Mehr als hundert Aromastoffe werden heutzutage biotechnologisch gewonnen, schätzt der Experte Jens Schrader vom Karl-Winnacker-Institut bei der DECHEMA e. V. in Frankfurt. Hefen etwa verwandeln einen Bestandteil aus Rizinusöl in Pfirsicharoma. Essigsäurebakterien helfen dabei, aus Fuselalkoholen Himbeer- und Johannisbeeraromen zu zaubern. Apfelgeschmack entsteht, wenn Hefen eine Komponente aus Rapsöl zum Verzehr gereicht wird.
Eine neuartige Mikroben-Aromafabrik entwickelt derzeit Holger Zorn, Biotechnologe an der Technischen Universität Dortmund. Der Baumpilz Pleurotus sapidus verwandelt in seinem Labor eine Substanz aus Orangenschalen in einen Baustein des Grapefruitaromas, das Nootkaton. „Unser Baumpilz ist sogar ein Speisepilz. Das bietet einen Sicherheitsvorteil“, betont Zorn. In seinem Bioreaktor wachsen allerdings keine hutförmigen Pilze, wie man sie aus dem Wald kennt. Vielmehr schwimmen kleine, igelartige Pilzkügelchen in einer knallgelben Flüssigkeit.
„Es gibt bisher kein natürliches Grapefruitaroma auf Basis von Nootkaton auf dem Markt. Es aus der Grapefruit zu isolieren, würde mehrere Millionen Euro kosten“, sagt der Forscher. Mehrere Firmen haben deshalb bereits Interesse bekundet. Sie könnten das Aroma beispielsweise Fruchtschorlen zugeben. „Wir sind optimistisch, dass wir in zwei bis drei Jahren einen Durchbruch erzielen können“, verkündet Zorn.
Das Potenzial der Baumpilze für die Aromaindustrie ist in seinen Augen noch lange nicht erschöpft: Der Knoblauchschwindling Marasmius scorodonius, der als Würzpilz in Nahrungsmitteln vorkommt, kann Carotinoide aus der Karotte in Veilchenaroma verwandeln. „Das würde man natürlich nicht in Lebensmitteln einsetzen, sondern in Parfüm“, kommentiert Zorn.
Besonders begehrt ist der Aromastoff aus der Vanilleschote, das Vanillin. Ohne die blumig-süße Geschmacksnote kommt kein Vanillepudding und kein -eis aus. Natürliches Vanillin lässt sich theoretisch aus den schwarzen Schoten isolieren. Doch das Verfahren wäre „exorbitant teuer, da der Gehalt des Aromastoffs in der Schote nur bei ungefähr zwei Prozent liegt“, schildert Jürgen Rabenhorst, Biotechnologe an der Fachhochschule Lippe und Höxter in Lemgo. Bis vor kurzem war er noch Mitarbeiter im Holzmindener Unternehmen Symrise, das verschiedene Aromastoffe mit Hilfe von Mikroorganismen herstellt.
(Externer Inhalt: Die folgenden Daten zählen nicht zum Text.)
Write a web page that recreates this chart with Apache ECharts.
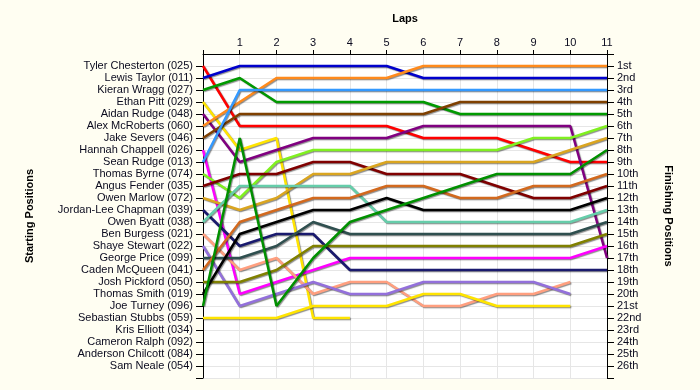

Dort entwickelte er ein Verfahren, um das wertvolle Aroma biotechnologisch zu erzeugen: Das Bakterium Amycolatopsis kann eine Substanz aus Reiskörnern, die Ferulasäure, zu Vanillin machen. Die Mikrobe ist natürlichen Ursprungs, sie haust für gewöhnlich im Erdreich: „Gentechnisch veränderte Mikroorganismen sind für die deutsche Aromenindustrie tabu“, versichert Rabenhorst.
Die biotechnologische Herstellung von Vanillin konnte jedoch die synthetische Produktion nicht verdrängen: Das mikrobielle Produkt kostet das 60-Fache und wird nur in Mengen von höchstens zehn Tonnen pro Jahr verkauft. Das chemische Analogon wird dagegen in Mengen von 10.000 Tonnen nachgefragt.
„Ich weiß keinen Prozess, bei dem die Biotechnologie bisher die chemische Synthese abgelöst hat“, so Rabenhorst. Denn die Aromastoffe, die von Hefen, Pilzen oder Bakterien erzeugt werden, sind fast immer zehn- bis hundertmal so teuer wie die künstlichen Aromen.
Die Biotechnologen können jedoch längst nicht alle Aromen der Natur nachstellen. Voraussetzung ist, dass das zu imitierende Aroma eine Schlüsselkomponente enthält, die dann von der Mikrobe erzeugt werden kann. Ist das Aroma komplex zusammengesetzt, wie bei der Erdbeere mit mehr als 360 verschiedenen Substanzen und 19 Hauptkomponenten, müssen die Biotechnologen passen. „Es gibt deshalb kein künstliches oder biotechnologisches Erdbeeraroma, das mit dem Geschmack einer natürlichen Erdbeere mithalten kann“, räumt Zorn ein.